Traumatische Dissoziation

Neben der Verdrängung gibt es einen weiteren postulierten Mechanismus, der Gedächtnisinhalte unzugänglich macht, und der eine große Rolle bei der therapeutischen Erzeugung falscher Erinnerungen an kindliche Traumata spielt, die Abspaltung oder Dissoziation.

Unter Dissoziation bezeichnet die Psychologie das Phänomen, dass eine Person nicht in der Lage ist, von ihrer Umwelt oder Teilen davon ein integriertes und gesamtheitliches Bild aufzubauen. Diese Personen können daher Vorstellungen von ihrer Umwelt haben, die zu unterschiedlichen Zeitpunkten vollkommen unvereinbar sind. Da kaum ein Mensch ein wirklich einheitliches Bild seiner Umwelt hat, sind mildere Dissoziationsphänome normal und weitverbreitet. Ihre Existenz ist unumstritten. Sie spielen in den verschiedensten Kulturkreisen auf der Welt eine Rolle, und sie werden häufig in religiösem Zusammenhang oder in Verbindung mit Trancezuständen berichtet. Kontrovers und wissenschaftlich umstritten sind jedoch sind viele Fragen einer dissoziativen Persönlichkeitsstörung und ihrer Verursachung.

Frühe Fälle von Dissoziation

Bereits seit 1875 wurden Fälle von Persönlichkeitsspaltung medizinisch beobachtet, 1885 erschien der erste Fall einer Person, die mehr als zwei Persönlichkeiten hatte. Die Fälle wurden damals als Fälle von Hysterie betrachtet und vielfach durch Hypnose behandelt. Es waren seltene Fälle, damals bereits umstritten. Die meisten Fälle werden von Pierre Janet im ersten Viertel des 20. Jh. berichtet, der bereits die Verbindung mit traumatischen Erlebnissen in der Kindheit vermutete. Diese frühen Fälle wurden teils sorgfältig beschrieben, hatten aber anekdotischen Charakter, für strengere wissenschaftliche Untersuchungen fehlte noch die Methodik.
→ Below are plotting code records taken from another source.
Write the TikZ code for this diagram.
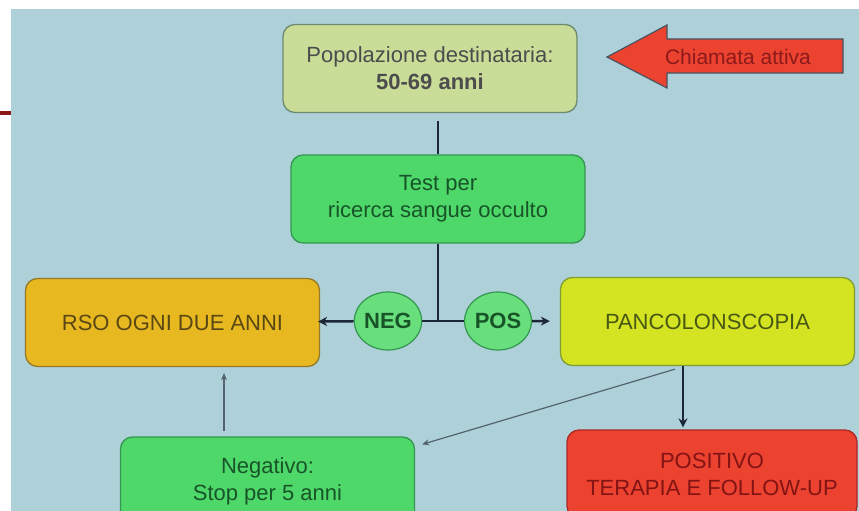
\documentclass[tikz,border=0pt]{standalone}
\usepackage{fontspec}
\setmainfont{Liberation Sans}
\usetikzlibrary{shapes.geometric,arrows.meta}
\definecolor{slide}{RGB}{174,209,217}
\definecolor{edge}{RGB}{28,40,56}
\definecolor{thinedge}{RGB}{84,98,110}
\definecolor{popfill}{RGB}{201,221,152}
\definecolor{popdraw}{RGB}{110,138,110}
\definecolor{greenfill}{RGB}{78,216,106}
\definecolor{greendraw}{RGB}{52,150,80}
\definecolor{greentext}{RGB}{24,84,40}
\definecolor{rsofill}{RGB}{232,184,32}
\definecolor{rsodraw}{RGB}{150,120,40}
\definecolor{rsotext}{RGB}{90,72,20}
\definecolor{pancofill}{RGB}{212,228,34}
\definecolor{pancodraw}{RGB}{130,156,50}
\definecolor{pancotext}{RGB}{72,88,20}
\definecolor{redfill}{RGB}{236,66,48}
\definecolor{reddraw}{RGB}{170,40,40}
\definecolor{redtext}{RGB}{130,20,20}
\definecolor{circlefill}{RGB}{104,222,124}
\definecolor{darkred}{RGB}{140,26,26}
\tikzset{
  box/.style={draw,line width=1.3pt,rounded corners=12pt,minimum width=294pt,minimum height=88pt,align=center,inner sep=0pt,font=\fontsize{22}{27}\selectfont},
  sign/.style={shape=ellipse,draw=greendraw,fill=circlefill,line width=1.2pt,minimum width=67pt,minimum height=58pt,inner sep=0pt,text=greentext,font=\fontsize{22}{27}\selectfont\bfseries},
  link/.style={draw=edge,line width=2.5pt},
  linkarrow/.style={link,-{Stealth[length=9pt,width=9pt]}},
  hint/.style={draw=thinedge,line width=1.2pt,-{Stealth[length=7pt,width=6pt]}}
}
\begin{document}
\begin{tikzpicture}[x=1pt,y=-1pt]
  \clip (0,0) rectangle (859,511);
  \fill[white] (0,0) rectangle (859,511);
  \fill[slide] (11,9) rectangle (859,511);
  \draw[darkred,line width=4pt] (0,113) -- (11,113);
  \draw[fill=redfill,draw=edge!80,line width=1.2pt]
    (607,57) -- (667,25) -- (667,39) -- (843,39) -- (843,73) -- (667,73) -- (667,88) -- cycle;
  \draw
    (430,68.5) node[box,fill=popfill,draw=popdraw,text=black!70] (pop){Popolazione destinataria:\\\textbf{50-69 anni}}
    (738,57) node[text=darkred,font=\fontsize{21}{25}\selectfont] (call){Chiamata attiva}
    (438,199) node[box,fill=greenfill,draw=greendraw,text=greentext] (test){Test per\\ricerca sangue occulto}
    (172.5,322.5) node[box,fill=rsofill,draw=rsodraw,text=rsotext] (rso){RSO OGNI DUE ANNI}
    (707.5,321.5) node[box,fill=pancofill,draw=pancodraw,text=pancotext] (panco){PANCOLONSCOPIA}
    (388,321) node[sign] (neg){NEG}
    (498,321) node[sign] (pos){POS}
    (267.5,481) node[box,fill=greenfill,draw=greendraw,text=greentext] (negativo){Negativo:\\Stop per 5 anni}
    (712,474) node[box,minimum width=290pt,fill=redfill,draw=reddraw,text=redtext] (positivo){POSITIVO\\TERAPIA E FOLLOW-UP};
  \coordinate (split) at (438,321);
  \begin{scope}
    \draw[link] ([xshift=8pt,yshift=-8pt]pop.south) -- (test.north);
    \draw[link] (test) -- (split);
    \draw[link] (neg) -- (pos);
    \draw[linkarrow,shorten >=-2pt] (neg) -- (rso);
    \draw[linkarrow,shorten >=10pt] (pos) -- (panco);
    \draw[linkarrow] ([xshift=-24.5pt]panco.south) -- ([xshift=-29pt,yshift=2pt]positivo.north);
    \draw[hint] ([xshift=-32.5pt,yshift=-3pt]panco.south) -- ([xshift=7pt,yshift=-8pt]negativo.north east);
    \draw[hint] ([xshift=-43.5pt,yshift=5pt]negativo.north) -- ([xshift=51.5pt,yshift=-6pt]rso.south);
  \end{scope}
\end{tikzpicture}
\end{document}
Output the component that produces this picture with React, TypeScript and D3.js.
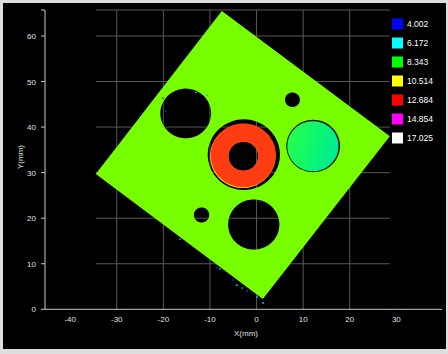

Die historische Entwicklung ist bei Spanos (S. 211 ff.) und sehr ausführlich bei Hacking berichtet.

Wissenschaftliche Untersuchungen zur Trauma-Dissoziation

Da es relativ seltene, aber dokumentierte Fälle von Dissoziation in unterschiedliche Persönlichkeiten mit gegenseitiger Amnesie gibt, bei denen mit Sicherheit keine Psychotherapie oder suggestive Beeinflussung eine Rolle spielte (siehe Schacter), muss man annehmen, dass Dissoziation in unterschiedliche Persönlichkeiten zu dem mentalen Repertoire gehört, über das Menschen – wenn auch vielleicht nicht jeder Mensch – von Natur aus verfügen. Insbesondere gehören dissoziative Phänomene zu den Kriterien einer Borderlinestörung, werden bei dieser Störung also häufig beobachtet. Dabei handelt es sich darum, dass Objekte (Personen oder Sachverhalte) in unvereinbarer Weise bald idealisiert und dann wieder abgewertet werden. Dabei ist der Betreffende nicht in der Lage, ein integriertes Bild dieses Objektes herzustellen. Er ist also in Bezug auf dieses Objekt gespalten, dissoziiert.

Wenn aber statt einer meist vorübergehenden Bewusstseinsspaltung in einer Psychotherapie und unter Einfluss von Suggestion und/oder Hypnose viele unterschiedliche Persönlichkeiten entstehen, dann ist das ein völlig anderes Phänomen und höchste Vorsicht am Platze, weil eine iatrogene Genese, d. h. ein Verursachung durch den Therapeuten, nicht auszuschließen ist. Bei dem massenhaften Auftreten solcher Fälle seit Mitte der 80er Jahre in den USA und später auch in Europa spricht noch eine Vielzahl weiterer, u.a. soziologischer Faktoren für eine iatrogene Ursache, siehe Entstehung der dissoziativen Identitätsstörung (DIS).

Obwohl Dissoziation in der psychotherapeutischen Literatur eine große Rolle spielt und obwohl dissoziative Störungen in den Diagnose-Katalogen DSM V und ICD 10 enthalten sind, gibt es keine methodischen Studien, die einen kausalen Zusammenhang zwischen traumatischen Erlebnissen und dissoziativen Störungen belegen. Siehe Hersen & Beidel. Wie auch die Verdrängung ist die Trauma-Dissoziation ein Mythos ohne hinreichende wissenschaftliche Fundierung. Siehe McNally, S. 159-185, S. 275.